Morrisey leading in West Virginia; Blankenship third [UPDATED: Morrisey wins]

With more than 60 percent of West Virginia’s precincts reporting, Patrick Morrisey, the state’s Attorney General, holds the lead in the Republican Senate primary. He’s at 36 percent. Rep. Evan Jenkins is in second place with 28 percent.

Don Blankenship, whom we criticized here, is in third place. His share of the vote is just under 20 percent.

There were reports that Blankenship was surging in the polls. I don’t know whether he actually was, but if so, President Trump’s tweet urging voters to support Morrisey or Jenkins, and calling Blankenship unelectable, probably stalled, if not reversed, the former coal executive’s momentum.

In raw vote terms, Morrisey leads Jenkins by about 7,000 votes and Blankenship by about 15,000. Early in the ballot counting, Blankenship admitted that the returns didn’t look good for him. He was right.

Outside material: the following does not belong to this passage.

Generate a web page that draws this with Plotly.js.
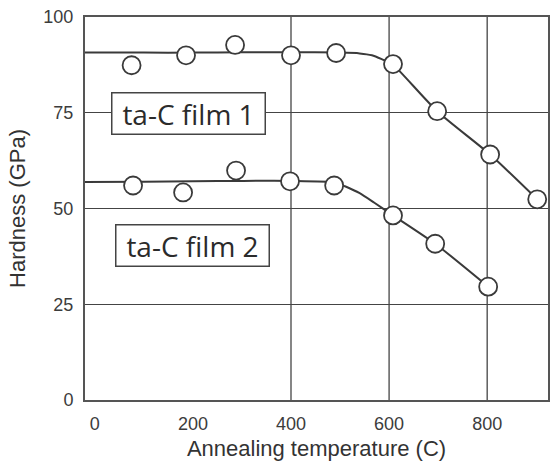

Blankenship has suggested that he might run in the general election as a third party candidate. We’ll worry about that later, if necessary [Note: state law apparently bans losers of primaries from running in the general election]. Tonight, the news from West Virginia is all good from where I sit.

I SHOULD ADD that the nominee is the candidate who received the most votes today, presumably Morrisey. There is no requirement that he receive a majority and no run-off election.

UPDATE: Fox News has called the race for Morrisey. Blankenship has conceded.